Nevertheless, I am concerned about the state of libraries as centers for learning.  For example, while at the University of Memphis I watched the administration fund a $50M university “center” complete with a donut shop.  Meanwhile, the library was underfunded and losing subscriptions to resources.  Why isn’t the library the “center” of a university?

I suspect the goal has shifted from educating young people to drawing them in with a social “center,” capturing and raising their tuition, and funding faculty research on topics that won’t help the students at the school where they “teach.”
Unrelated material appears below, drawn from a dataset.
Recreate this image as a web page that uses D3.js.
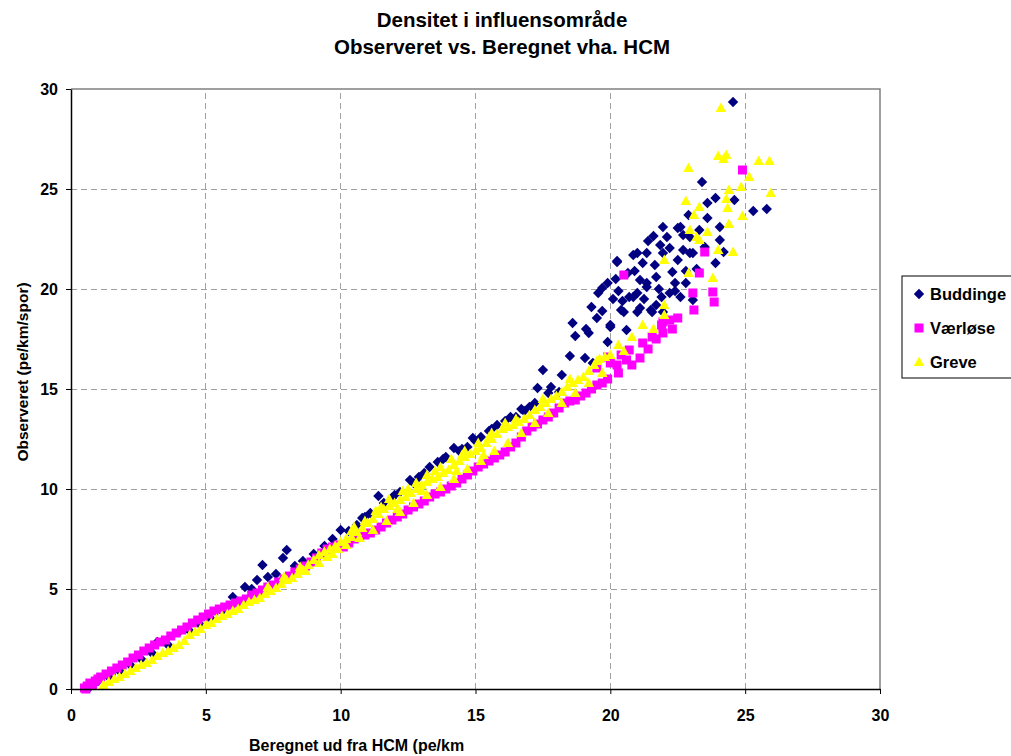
<!DOCTYPE html>
<html>
<head>
<meta charset="utf-8">
<script src="https://cdn.jsdelivr.net/npm/d3@7"></script>
<style>
  body { margin: 0; background: #fff; }
  text { font-family: "Liberation Sans", Arial, sans-serif; font-weight: bold; fill: #000; }
</style>
</head>
<body>
<div class="canvas"></div>
<script>
// tick values and series names
const xTicks = [0, 5, 10, 15, 20, 25, 30];
const yTicks = [0, 5, 10, 15, 20, 25, 30];
const seriesNames = ['Buddinge', 'Værløse', 'Greve'];

// Buddinge: [beregnet, observeret]
const buddinge = [
  [0.7,0.1],[1.0,0.4],[1.4,0.6],[1.8,0.9],[2.2,1.2],[2.6,1.5],[3.0,1.8],[3.2,2.35],[3.6,2.2],[4.0,2.85],
  [4.4,2.9],[4.8,3.2],[5.2,3.5],[5.6,3.9],[6.0,4.6],[6.2,4.3],[6.45,5.1],[6.7,5.0],[6.9,5.45],[7.1,6.2],
  [7.3,5.6],[7.6,5.75],[7.86,6.55],[8.0,6.95],[8.3,6.15],[8.6,6.4],[9.0,6.75],[9.4,7.15],[9.7,7.5],[10.0,7.95],
  [10.3,7.9],[10.6,8.2],[10.8,8.55],[11.1,8.8],[11.4,9.65],[11.6,9.3],[11.9,9.55],[12.2,9.85],[12.57,10.45],[12.9,10.6],
  [13.3,11.1],[13.6,11.35],[13.9,11.6],[14.2,12.05],[14.5,12.0],[14.7,12.1],[14.9,12.55],[15.2,12.6],[15.5,12.9],[15.8,13.2],
  [16.1,13.4],[16.5,13.6],[16.8,13.9],[17.0,14.1],[17.3,15.05],[17.5,15.95],[17.8,15.1],[18.1,14.85],[18.2,15.7],[18.5,16.65],
  [18.7,17.65],[19.06,16.55],[19.35,16.3],[19.3,19.1],[19.5,18.55],[19.7,20.05],[19.9,20.3],[19.9,17.35],[20.0,18.1],[20.0,18.2],
  [20.25,21.35],[20.5,18.85],[20.6,17.95],[20.7,19.6],[20.85,21.7],[21.0,19.8],[21.1,19.05],[21.2,21.3],[21.35,20.1],[21.55,18.85],
  [21.65,21.2],[21.9,19.6],[21.95,21.8],[24.55,29.35],[23.4,25.35],[23.9,24.55],[25.3,23.9],[25.8,24.0],[22.9,23.7],[23.6,23.55],
  [21.95,23.1],[22.5,23.05],[21.6,22.65],[24.06,22.45],[20.25,21.4],[21.0,21.8],[21.35,21.8],[21.85,22.2],[22.2,22.05],[22.7,21.95],
  [23.06,21.8],[24.2,21.85],[23.9,21.3],[19.55,19.8],[20.4,18.95],[20.85,19.6],[21.35,20.3],[21.7,20.6],[22.3,20.85],[22.95,21.8],
  [23.06,19.45],[22.2,19.8],[21.5,18.95],[21.0,18.85],[21.95,18.85],[22.6,19.6],[20.65,20.8],[21.1,20.45],[22.5,21.45],[22.95,22.6],
  [24.6,24.45],[23.6,24.3],[24.06,23.1],[22.6,23.1],[23.3,22.95],[18.6,18.3],[19.2,17.8],[20.3,19.9],[21.8,20.0],[22.4,20.3],
  [22.8,20.9],[23.5,22.1],[20.1,19.5],[20.9,20.9],[21.4,22.4],[22.1,22.6],[19.1,18.0],[19.7,18.9],[20.2,20.5],[20.45,19.4],
  [21.25,19.5],[21.7,19.2],[22.4,19.9],[22.8,20.3],[23.2,21.0],[22.7,22.7],
  [10.9,8.6],[12.0,9.7],[12.7,10.3],[13.1,10.8],[13.8,11.5],[14.4,11.9],[15.0,12.4],[15.6,13.0],[16.3,13.6],[16.7,14.0],
  [17.2,14.3],[17.7,14.8]
];

// Værløse
const vaerloese = [
  [0.5,0.05],[0.55,0.0],[0.6,0.15],[0.7,0.3],[0.8,0.2],[0.9,0.4],[1.0,0.5],[1.1,0.6],[1.3,0.75],[1.5,0.9],
  [1.7,1.05],[1.9,1.2],[2.1,1.35],[2.3,1.55],[2.5,1.7],[2.7,1.9],[2.9,2.05],[3.1,2.2],[3.3,2.35],[3.5,2.45],
  [3.7,2.65],[3.9,2.8],[4.1,2.95],[4.3,3.1],[4.5,3.3],[4.7,3.45],[4.9,3.6],[5.1,3.75],[5.3,3.9],[5.5,4.0],
  [5.7,4.1],[5.9,4.2],[6.1,4.3],[6.3,4.4],[6.5,4.5],[6.7,4.7],[6.9,4.8],[7.1,4.95],[7.3,5.1],[7.5,5.2],
  [7.7,5.35],[7.9,5.5],[8.1,5.65],[8.3,5.85],[8.5,6.0],[8.7,6.15],[8.9,6.35],[9.1,6.55],[9.3,6.8],[9.5,7.0],
  [9.7,7.1],[9.9,7.2],[10.1,7.1],[10.3,7.3],[10.5,7.5],[10.7,7.6],[10.9,7.7],[11.1,7.8],[11.3,7.95],[11.5,8.1],
  [11.7,8.3],[11.9,8.45],[12.1,8.6],[12.3,8.75],[12.5,8.95],[12.7,9.1],[12.9,9.25],[13.1,9.4],[13.3,9.6],[13.5,9.75],
  [13.7,9.85],[13.9,10.0],[14.1,10.15],[14.3,10.3],[14.5,10.5],[14.7,10.7],[14.9,10.9],[15.1,11.1],[15.3,11.25],[15.5,11.4],
  [15.7,11.55],[15.9,11.7],[16.1,11.85],[16.3,12.1],[16.5,12.3],[16.7,12.6],[16.9,12.9],[17.1,13.1],[17.3,13.25],[17.5,13.45],
  [17.7,13.6],[17.9,13.8],[18.1,14.05],[18.3,14.3],[18.5,14.4],[18.7,14.45],[18.9,14.65],[19.1,14.8],[19.3,15.0],[19.5,15.2],
  [19.7,15.3],[19.9,15.5],[19.5,16.05],[19.9,16.6],[20.25,16.2],[20.3,15.8],[20.0,16.3],[20.4,16.7],[20.6,16.45],[20.7,16.95],
  [20.8,16.2],[21.1,16.55],[21.2,17.3],[21.4,17.0],[21.55,17.6],[21.7,17.5],[21.95,17.8],[21.95,18.35],[21.9,18.2],[22.2,18.45],
  [22.3,18.0],[22.5,18.55],[23.1,18.95],[23.06,19.8],[23.8,19.85],[23.85,19.35],[23.3,20.8],[23.5,21.85],[20.5,20.7],[24.9,25.95]
];

// Greve
const greve = [
  [1.2,0.2],[1.4,0.35],[1.6,0.5],[1.8,0.6],[2.0,0.75],[2.2,0.9],[2.4,1.05],[2.6,1.2],[2.8,1.3],[3.0,1.45],
  [3.2,1.65],[3.4,1.8],[3.6,1.9],[3.8,2.05],[4.0,2.2],[4.2,2.4],[4.4,2.7],[4.6,2.85],[4.8,3.0],[5.0,3.2],
  [5.2,3.3],[5.4,3.5],[5.6,3.65],[5.8,3.75],[6.0,3.9],[6.2,4.0],[6.4,4.2],[6.6,4.35],[6.8,4.45],[7.0,4.55],
  [7.2,4.75],[7.4,4.9],[7.6,5.05],[7.8,5.25],[8.0,5.45],[8.2,5.55],[8.4,5.75],[8.6,5.95],[8.8,6.2],[9.0,6.45],
  [9.2,6.7],[9.4,6.85],[9.6,7.0],[9.8,7.15],[10.0,7.35],[10.2,7.5],[10.4,7.6],[10.6,7.85],[10.8,8.05],[11.0,8.3],
  [11.2,8.5],[11.4,8.75],[11.6,9.0],[11.8,9.15],[12.0,9.3],[12.2,9.45],[12.4,9.6],[12.6,9.8],[12.8,10.0],[13.0,10.2],
  [13.2,10.35],[13.4,10.5],[13.6,10.6],[13.8,10.8],[14.0,10.95],[14.2,11.2],[14.4,11.4],[14.6,11.6],[14.8,11.75],[15.0,11.9],
  [15.2,12.05],[15.4,12.3],[15.6,12.5],[15.8,12.75],[16.0,13.0],[16.2,13.1],[16.4,13.2],[16.6,13.35],[16.8,13.5],[17.0,13.7],
  [17.2,13.95],[17.4,14.1],[17.6,14.3],[17.8,14.5],[18.0,14.65],[18.2,14.85],[18.4,15.1],[18.6,15.3],[18.8,15.45],[19.0,15.6],
  [19.2,15.9],[19.4,16.2],[19.6,16.5],[19.8,16.6],[20.0,16.7],
  [10.4,7.9],[10.9,8.4],[11.3,8.9],[11.8,9.5],[12.3,9.9],[12.8,10.3],[13.2,10.7],[13.7,11.1],[14.1,11.5],[14.6,11.9],
  [15.1,12.3],[15.6,12.8],[16.1,13.3],[9.5,6.6],[9.9,7.0],[12.1,9.0],[13.0,9.9],[14.3,10.9],[15.3,11.7],[8.5,6.1],
  [7.9,5.6],[7.3,5.1],
  [8.7,5.9],[9.2,6.3],[9.7,6.75],[10.2,7.2],[10.7,7.55],[11.2,7.95],[11.7,8.4],[12.2,8.85],[12.7,9.3],[13.2,9.7],
  [13.7,10.1],[14.2,10.5],[14.7,11.0],[15.2,11.4],[15.7,11.9],[16.2,12.3],[16.7,12.8],[17.2,13.3],[17.7,13.8],[18.2,14.3],
  [18.7,14.8],[19.2,15.3],[19.7,15.8],
  [10.5,8.1],[11.5,9.1],[12.5,10.0],[13.5,10.9],[14.5,11.7],[15.5,12.6],[16.5,13.5],[17.5,14.5],[18.5,15.5],[19.5,16.4],
  [20.3,17.2],[20.8,17.6],[21.2,18.2],[21.6,18.0],[20.5,16.9],[22.0,18.7],[22.0,19.2],[22.0,21.45],[22.9,20.8],[23.8,20.55],
  [24.0,21.95],[24.55,21.85],[23.2,22.6],[23.3,22.45],[22.95,22.95],[23.6,22.85],[24.4,23.25],[24.9,23.65],[23.1,23.7],[23.3,24.1],
  [24.35,24.05],[22.8,24.4],[24.3,24.5],[24.4,24.95],[24.85,25.1],[25.95,24.8],[25.15,25.6],[22.9,26.05],[25.5,26.4],[25.9,26.4],
  [24.0,26.65],[24.3,26.7],[24.2,26.5],[24.1,29.05]
];

const width = 1011, height = 756;
const margin = { top: 89, right: 131, bottom: 67, left: 71 };

const svg = d3.select('.canvas')
  .append('svg')
    .attr('width', width)
    .attr('height', height);

const x = d3.scaleLinear().domain([0, 30]).range([margin.left, width - margin.right]);
const y = d3.scaleLinear().domain([0, 30]).range([height - margin.bottom, margin.top]);

// dashed grid
const grid = svg.append('g')
  .attr('stroke', '#a0a0a0')
  .attr('stroke-dasharray', '6,4')
  .attr('shape-rendering', 'crispEdges');

grid.selectAll('.vline')
  .data(xTicks.slice(1, -1))
  .enter().append('line')
    .attr('x1', d => x(d)).attr('x2', d => x(d))
    .attr('y1', y(0)).attr('y2', y(30));

grid.selectAll('.hline')
  .data(yTicks.slice(1, -1))
  .enter().append('line')
    .attr('x1', x(0)).attr('x2', x(30))
    .attr('y1', d => y(d)).attr('y2', d => y(d));

// grey frame top/right
svg.append('path')
  .attr('d', `M${x(0)},${y(30)}H${x(30)}V${y(0)}`)
  .attr('fill', 'none')
  .attr('stroke', '#808080')
  .attr('stroke-width', 1.5);

// markers
const diamond = 'M0,-5.2L5.2,0L0,5.2L-5.2,0Z';
const square = 'M-4.5,-4.5H4.5V4.5H-4.5Z';
const triangle = 'M0,-5.5L5.3,4L-5.3,4Z';

const series = [
  { name: seriesNames[0], data: buddinge, color: '#000080', shape: diamond },
  { name: seriesNames[1], data: vaerloese, color: '#FF00FF', shape: square },
  { name: seriesNames[2], data: greve, color: '#FFFF00', shape: triangle }
];

series.forEach(s => {
  svg.append('g').selectAll('path')
    .data(s.data)
    .enter().append('path')
      .attr('d', s.shape)
      .attr('fill', s.color)
      .attr('transform', d => `translate(${x(d[0])},${y(d[1])})`);
});

// axes
const xAxisGroup = svg.append('g').attr('transform', `translate(0, ${y(0)})`);
const yAxisGroup = svg.append('g').attr('transform', `translate(${x(0)}, 0)`);

xAxisGroup.call(d3.axisBottom(x).tickValues(xTicks).tickSize(5).tickSizeOuter(0).tickPadding(16));
yAxisGroup.call(d3.axisLeft(y).tickValues(yTicks).tickSize(5).tickSizeOuter(0).tickPadding(8));

[xAxisGroup, yAxisGroup].forEach(g => {
  g.select('.domain').attr('stroke', '#000').attr('stroke-width', 1.5);
  g.selectAll('.tick line').attr('stroke', '#000');
  g.selectAll('text')
    .attr('font-family', '"Liberation Sans", Arial, sans-serif')
    .attr('font-weight', 'bold')
    .attr('font-size', 16)
    .attr('fill', '#000');
});

// titles
svg.append('text')
  .attr('x', 502).attr('y', 27)
  .attr('text-anchor', 'middle')
  .attr('font-size', 20.5)
  .text('Densitet i influensområde');

svg.append('text')
  .attr('x', 502).attr('y', 54)
  .attr('text-anchor', 'middle')
  .attr('font-size', 20.5)
  .text('Observeret vs. Beregnet vha. HCM');

svg.append('text')
  .attr('x', 249).attr('y', 751)
  .attr('font-size', 16)
  .text('Beregnet ud fra HCM (pe/km');

svg.append('text')
  .attr('transform', 'translate(28, 372) rotate(-90)')
  .attr('text-anchor', 'middle')
  .attr('font-size', 15.5)
  .text('Observeret (pe/km/spor)');

// legend
const legend = svg.append('g').attr('transform', 'translate(902, 276)');
legend.append('rect')
  .attr('width', 130).attr('height', 102)
  .attr('fill', '#fff')
  .attr('stroke', '#000')
  .attr('stroke-width', 1);

legend.selectAll('.item')
  .data(series)
  .enter().append('g')
    .attr('transform', (d, i) => `translate(17, ${18 + i * 34})`)
    .each(function (d) {
      const g = d3.select(this);
      g.append('path').attr('d', d.shape).attr('fill', d.color);
      g.append('text').attr('x', 11).attr('y', 6).attr('font-size', 16.5).text(d.name);
    });
</script>
</body>
</html>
So, NYPL plans to remove up to 2 million books from the 5th avenue location without making them available digitally.  The University of Memphis chose to fund a party center over a learning center.  How many out there have seen similar patterns in their respective locales?

P.S.  Don’t get me started on questioning who decides which books go and which books stay…

Paid via Card, Workers Feel Sting of Fees –

Yet another way for big banks to extract wealth from the poor masses and ultimately give it to the few wealthy executives by way of bonuses.  The sad thing in this case is that employers are in on the deal.  As an employer I will force you, my low wage worker, to incur fees to access your paycheck so I can save on my payroll administration costs and perhaps even get a kickback from the big banks.

Everyone: get a checking account at a credit union and demand that your employer direct deposit there.  If the employer will not, quickly find one that will.  Sooner or later the boss will realize they can’t hire anybody while forcing workers to incur fees to access their paycheck.